Database client artifacts

  • ODBC / OLEDB connection strings: Provider=…;Data Source=…;User ID=…;Password=…;.
  • sqlcmd -P, mysql -p arguments survive on the command line — see the malware command-line section for related patterns.

Browser-saved passwords

Chrome / Edge / Brave store saved passwords encrypted via DPAPI, but they decrypt on autofill and the plaintext lives briefly in the renderer's heap. A pagefile captured shortly after a browsing session can contain those decrypted forms.
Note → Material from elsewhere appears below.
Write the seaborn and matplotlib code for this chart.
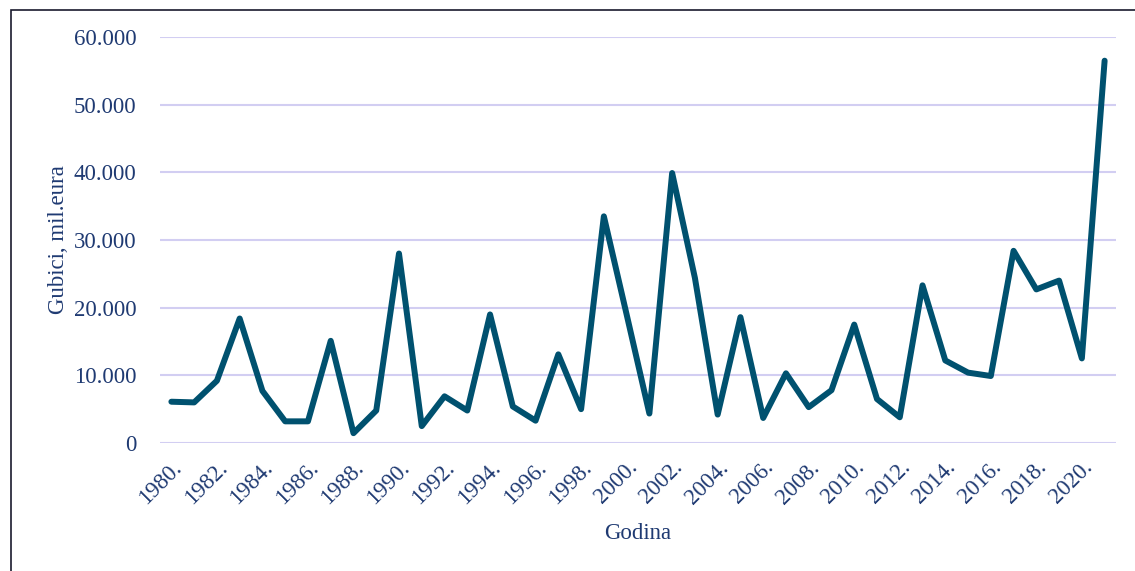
import matplotlib
matplotlib.use("Agg")
import matplotlib.pyplot as plt
from matplotlib.patches import Rectangle
import pandas as pd
import seaborn as sns

# Annual losses (million EUR), 1980-2021
years = list(range(1980, 2022))
losses = [
    6100, 6000, 9200, 18400, 7700, 3200, 3200, 15100, 1450, 4800,
    28000, 2500, 6900, 4800, 19000, 5400, 3300, 13100, 5000, 33500,
    19000, 4350, 39900, 24400, 4200, 18600, 3700, 10300, 5300, 7800,
    17500, 6500, 3800, 23300, 12200, 10400, 9900, 28400, 22700, 24000,
    12500, 56500,
]
y_ticks = [0, 10000, 20000, 30000, 40000, 50000, 60000]
y_tick_labels = ["0", "10.000", "20.000", "30.000", "40.000", "50.000", "60.000"]
x_tick_years = list(range(1980, 2021, 2))

TEXT = "#1F3A72"
LINE = "#00516F"
GRID = "#D2CEF2"

sns.set_theme(style="white")
plt.rcParams["font.family"] = ["Liberation Serif", "DejaVu Serif"]

df = pd.DataFrame({"Godina": years, "Gubici": losses})

fig = plt.figure(figsize=(11.35, 5.71), dpi=100)
ax = fig.add_axes([160 / 1135, 1 - 443 / 571, (1116 - 160) / 1135, (443 - 37) / 571])

sns.lineplot(data=df, x="Godina", y="Gubici", ax=ax, color=LINE,
             linewidth=4.3, solid_joinstyle="round", solid_capstyle="round")

ax.set_xlim(1979.5, 2021.5)
ax.set_ylim(0, 60000)
ax.set_yticks(y_ticks)
ax.set_yticklabels(y_tick_labels)
ax.set_xticks(x_tick_years)
ax.set_xticklabels([f"{y}." for y in x_tick_years], rotation=45,
                   ha="right", rotation_mode="anchor")

ax.yaxis.grid(True, color=GRID, linewidth=1.5)
ax.xaxis.grid(False)
ax.set_axisbelow(True)
for s in ax.spines.values():
    s.set_visible(False)

ax.tick_params(axis="both", length=0, labelsize=16.5, colors=TEXT)
ax.tick_params(axis="y", pad=17)
ax.tick_params(axis="x", pad=10)

ax.set_xlabel("Godina", fontsize=16.5, color=TEXT, labelpad=11)
ax.set_ylabel("Gubici, mil.eura", fontsize=16.5, color=TEXT, labelpad=3)

# outer frame around the figure
fig.add_artist(Rectangle((10.5 / 1135, -0.1), 1.2, 1 - 9.5 / 571 + 0.1,
                         transform=fig.transFigure, fill=False,
                         edgecolor="#1A1A2E", linewidth=1.2, clip_on=False))

fig.savefig("out.png", dpi=100)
How this tool surfaces them

The parser's Artifacts → Credential indicators tab matches:

  • password= / pwd= / passwd= in any string.
  • Authorization: Bearer … and Authorization: Basic … headers.
  • JWT-shaped tokens (three base64url segments separated by dots, starting with eyJ).

The Strings tab is the catch-all — use the filter input to search for Authorization, NTLMSSP, BEGIN OPENSSH, aws_secret, Bearer, etc.

Anything that's clearly a binary blob (NTLM challenge bytes, Kerberos tickets) won't show up as a string but will be flagged by the high-entropy bucket in the page map — that's where to look next.

Operational notes

  • Time matters. The longer a system runs after a credential is loaded, the more likely the page is overwritten with newer paged-out content. Acquire pagefile as soon as you suspect compromise.
  • A paired RAM dump is multiplicatively more useful for credential hunting — it gives you the live LSASS, full Kerberos cache, and process-attributable secrets. The limitations post covers why.
  • Don't reboot the suspect host before you've grabbed pagefile.sys — Windows may overwrite paged-out slots on the next boot. If you absolutely must, capture first.
  • hiberfil.sys is even better for credential recovery when present — it's a full RAM snapshot. See the comparison post.

Legal / ethical reminder

Only analyze pagefiles from systems you are authorized to investigate. Plaintext credentials extracted from someone else's machine are still credentials and using them outside the engagement scope is a separate offense entirely.